Sejak mendapat pencerahan pertama di tahun 1870 dan selama di pengasingan hingga kembali ke Cigugur, Madrais terus menuliskan tuntunan kehidupan sampai dengan akhir hayatnya pada tahun 1939. Tuntutan Titis Tulis itulah yang menjadi warisan berharga Pangeran Madrais untuk keturunan, pengikutnya, dan bangsa ini.
Menyelamatkan Seratan Madrais
Naskah kuno Pangeran Madrais telah berusia ratusan tahun. Tak heran, jika kondisi naskah berupa kertas itu sebagian sudah rusak dimakan zaman.
“Ada yang masih bagus, ada yang dipegang saja sudah hancur,” kata Ammy.
Ketua Masyarakat Pernaskahan Nusantara (Mannassa), Munawar Holil menyebutkan, penyelamatan terhadap naskah-naskah Madrais perlu segera dilakukan mengingat naskah kuno itu tergolong peninggalan khusus atau tidak ada di tempat lain.
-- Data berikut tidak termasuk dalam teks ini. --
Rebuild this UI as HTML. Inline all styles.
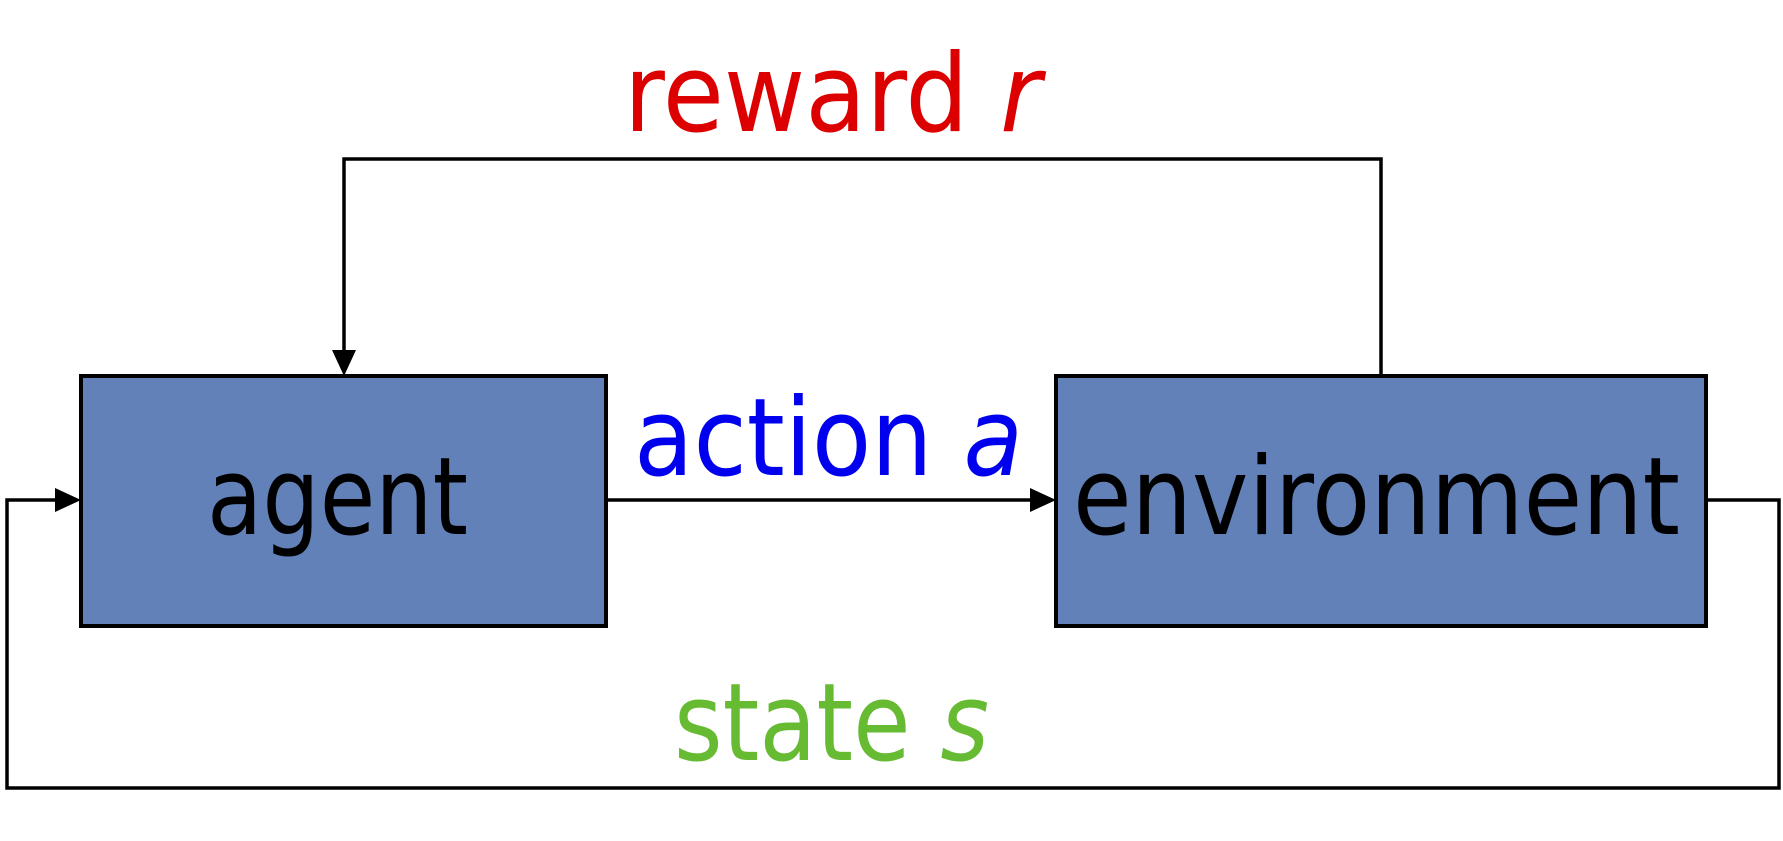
<!DOCTYPE html>
<html><head><meta charset="utf-8"><style>html,body{margin:0;padding:0;background:#fff;}svg{display:block}</style></head>
<body>
<svg width="1783" height="841" viewBox="0 0 1783 841" xmlns="http://www.w3.org/2000/svg" font-family="'DejaVu Sans','Liberation Sans',sans-serif">
<rect x="81" y="376" width="525" height="250" fill="#6281b9" stroke="#000" stroke-width="4"/>
<rect x="1056" y="376" width="650" height="250" fill="#6281b9" stroke="#000" stroke-width="4"/>
<polyline points="1381,376 1381,159 344,159 344,352" fill="none" stroke="#000" stroke-width="3.5"/>
<polygon points="332,350 356,350 344,376" fill="#000"/>
<line x1="606" y1="500" x2="1034" y2="500" stroke="#000" stroke-width="3.5"/>
<polygon points="1030,488 1030,512 1056,500" fill="#000"/>
<polyline points="1706,500 1779,500 1779,788 7,788 7,500 59,500" fill="none" stroke="#000" stroke-width="3.5"/>
<polygon points="55,488 55,512 81,500" fill="#000"/>
<text x="624" y="131" font-size="108" fill="#dd0000" textLength="417" lengthAdjust="spacingAndGlyphs">reward <tspan font-style="italic">r</tspan></text>
<text x="207" y="534" font-size="108" fill="#000" textLength="261" lengthAdjust="spacingAndGlyphs">agent</text>
<text x="1073" y="534" font-size="108" fill="#000" textLength="607" lengthAdjust="spacingAndGlyphs">environment</text>
<text x="634" y="475" font-size="108" fill="#0000ee" textLength="389" lengthAdjust="spacingAndGlyphs">action <tspan font-style="italic">a</tspan></text>
<text x="674" y="760" font-size="108" fill="#66bb33" textLength="315" lengthAdjust="spacingAndGlyphs">state <tspan font-style="italic">s</tspan></text>
</svg>
</body></html>
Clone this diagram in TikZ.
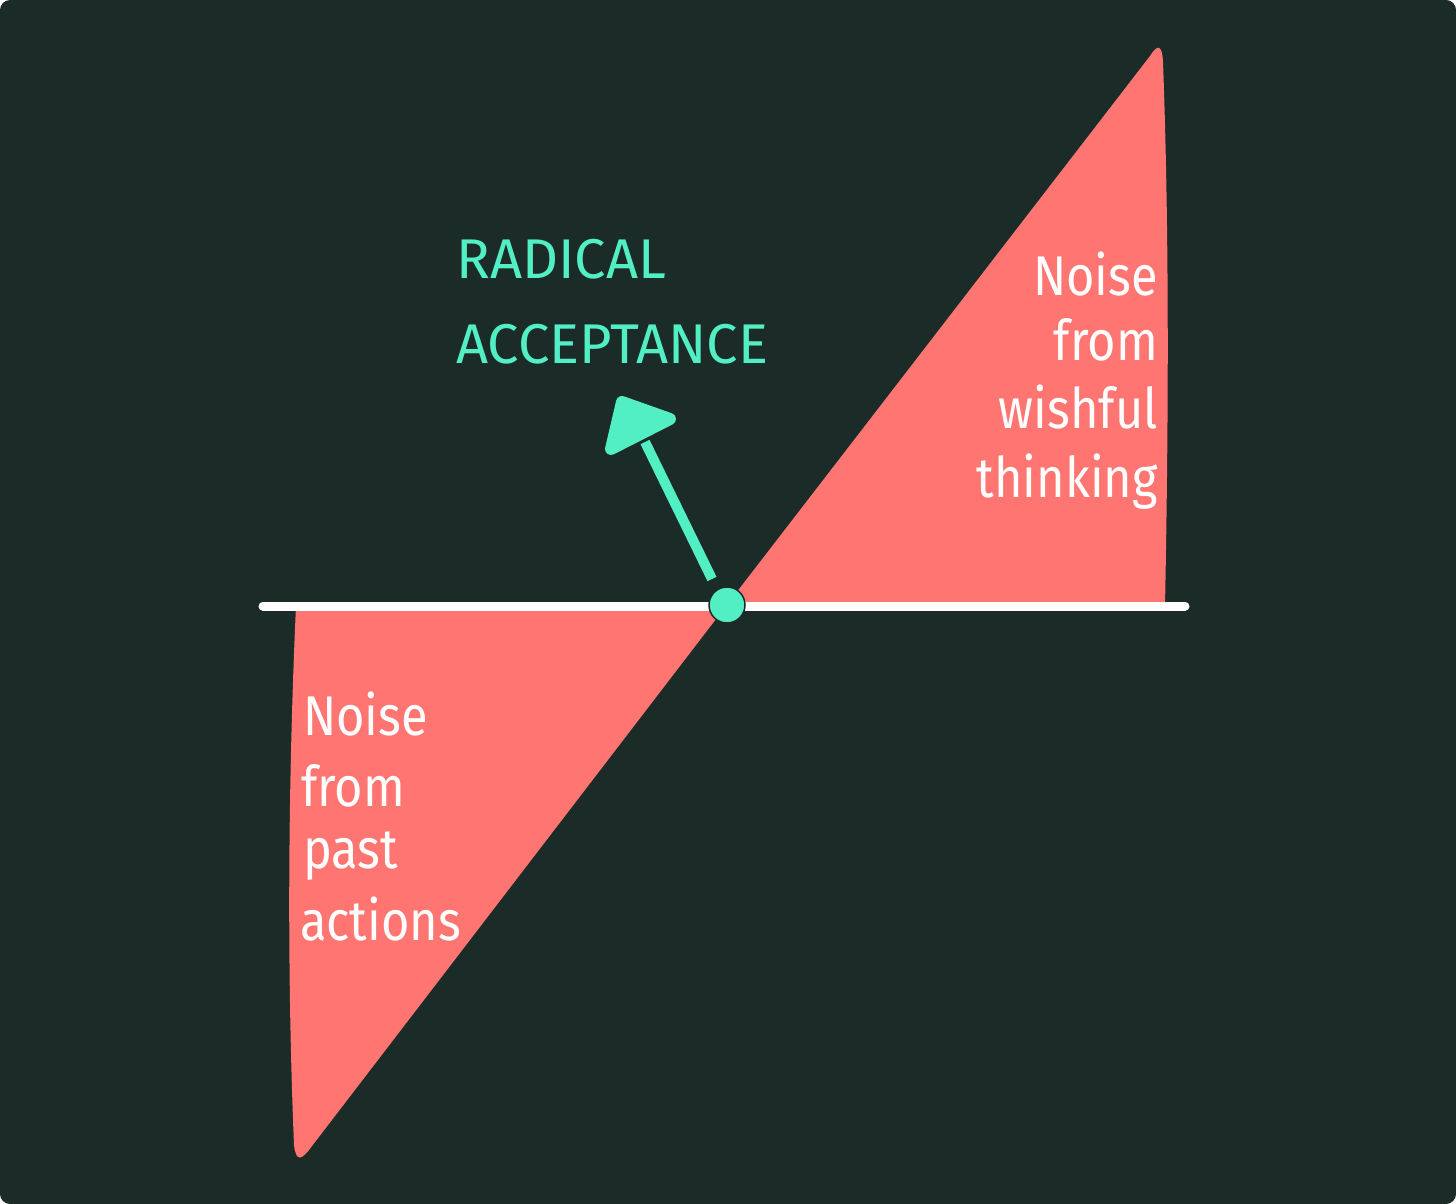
\documentclass[tikz,border=0pt]{standalone}
\usepackage{fontspec}
\setmainfont{Fira Sans}
\newfontfamily\narrowfont[FakeStretch=0.87]{Fira Sans}
\newfontfamily\tealfont{Fira Sans}
\definecolor{bg}{HTML}{1B2B28}
\definecolor{pinkfill}{HTML}{FF7571}
\definecolor{teal}{HTML}{52EFC4}
\tikzset{
  lbl/.style={text=white, inner sep=0pt, font=\narrowfont\fontsize{56}{67}\selectfont},
  tlbl/.style={text=teal, inner sep=0pt, font=\tealfont\fontsize{56}{67}\selectfont},
}
\begin{document}
\begin{tikzpicture}[x=1pt,y=-1pt]
\useasboundingbox (0,0) rectangle (1456,1204);
\fill[white] (0,0) rectangle (1456,1204);
\fill[bg, rounded corners=10pt] (0,0) rectangle (1456,1204);
% pink regions
\fill[pinkfill] (726,606) -- (1150,56) .. controls (1157,45) and (1162,43) .. (1163,62)
  .. controls (1170,250) and (1168,450) .. (1165,606) -- cycle;
\fill[pinkfill] (726,606) -- (312,1146) .. controls (302,1160) and (296,1163) .. (294,1145)
  .. controls (286,950) and (289,760) .. (296,606) -- cycle;
% axis
\coordinate (L) at (263,606);
\coordinate (R) at (1185,606);
\draw[white, line width=9pt, line cap=round] (L) -- (R);
% arrow
\coordinate (s0) at (712,579);
\coordinate (s1) at (645,442);
\draw[teal, line width=10pt] (s0) -- (s1);
\fill[teal, draw=teal, line width=12pt, line join=round] (622,402) -- (670,419) -- (611,449) -- cycle;
% dot
\node[circle, fill=teal, draw=bg, line width=1.5pt, minimum size=36pt, inner sep=0pt] (dot) at (727,605) {};
% texts
\node[tlbl, anchor=base west] (r1) at (456,278) {RADICAL};
\node[tlbl, anchor=base west] (r2) at (456,363) {ACCEPTANCE};
\node[lbl, anchor=base east] (w1) at (1158,295) {Noise};
\node[lbl, anchor=base east] (w2) at (1158,360) {from};
\node[lbl, anchor=base east] (w3) at (1158,428) {wishful};
\node[lbl, anchor=base east] (w4) at (1158,497) {thinking};
\node[lbl, anchor=base west] (p1) at (303,735) {Noise};
\node[lbl, anchor=base west] (p2) at (301,806) {from};
\node[lbl, anchor=base west] (p3) at (303,868) {past};
\node[lbl, anchor=base west] (p4) at (300,940) {actions};
\end{tikzpicture}
\end{document}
Jika hilang atau punah, Munawar khawatir akan ada bagian penting yang hilang dari sejarah Kuningan.
“Sebenarnya sudah sejak lama, kami ingin membuat konservasi representasi perlindungan secara umum. Karena kalau naskah ini hilang, hilang bagian penting dari sebagian besar sejarah Kuningan. Ini sangat penting untuk diselamatkan, karena begitu hilang secara fisik, hilang juga isinya,” ujar Munawar.
Upaya penyelamatan naskah Madrais mulai dilakukan dengan melakukan proses digitalisasi. Ketua Program Studi Bahasa dan Sastra Indonesia Universitas Pendidikan Indonesia, Tedi Permadi memimpin langsung proses digitalisasi naskah yang diperkirakan jumlahnya mencapai 50 ribu halaman itu.
Dalam paparannya, Tedi mengatakan, naskah umumnya ditulis dengan aksara Cacarakan dan bahasa Sunda. Kertas yang digunakan berupa folio bergaris dan buku.
“Saat ini kondisinya terancam rusak dengan warna kertas mulai menguning, lembab, berlubang, dan rapuh,” ujar Tedi.
Kondisi naskah yang terancam rusak dipengaruhi oleh beberapa faktor seperti faktor lingkungan, tempat penyimpanan yang tidak memadai, faktor biologis, dan pengetahuan dalam menangani naskah yang awalnya kurang tepat. Kondisi naskah yang seperti itu, menyulitkan proses digitalisasi.
“Mengingat kondisi naskah yang sebagian besar mulai rapuh, digitalisasi dilakukan dengan cara memotret,” ujar Tedi.
Kegiatan digitalisasi naskah ini, menurut Tedi, mendapat dukungan penuh dari ketua, keluarga, dan anggota masyarakat Adat Karuhun (Akur) Sunda. Harapannya, generasi berikutnya bisa mewarisi nilai-nilai budaya Sunda Wiwitan.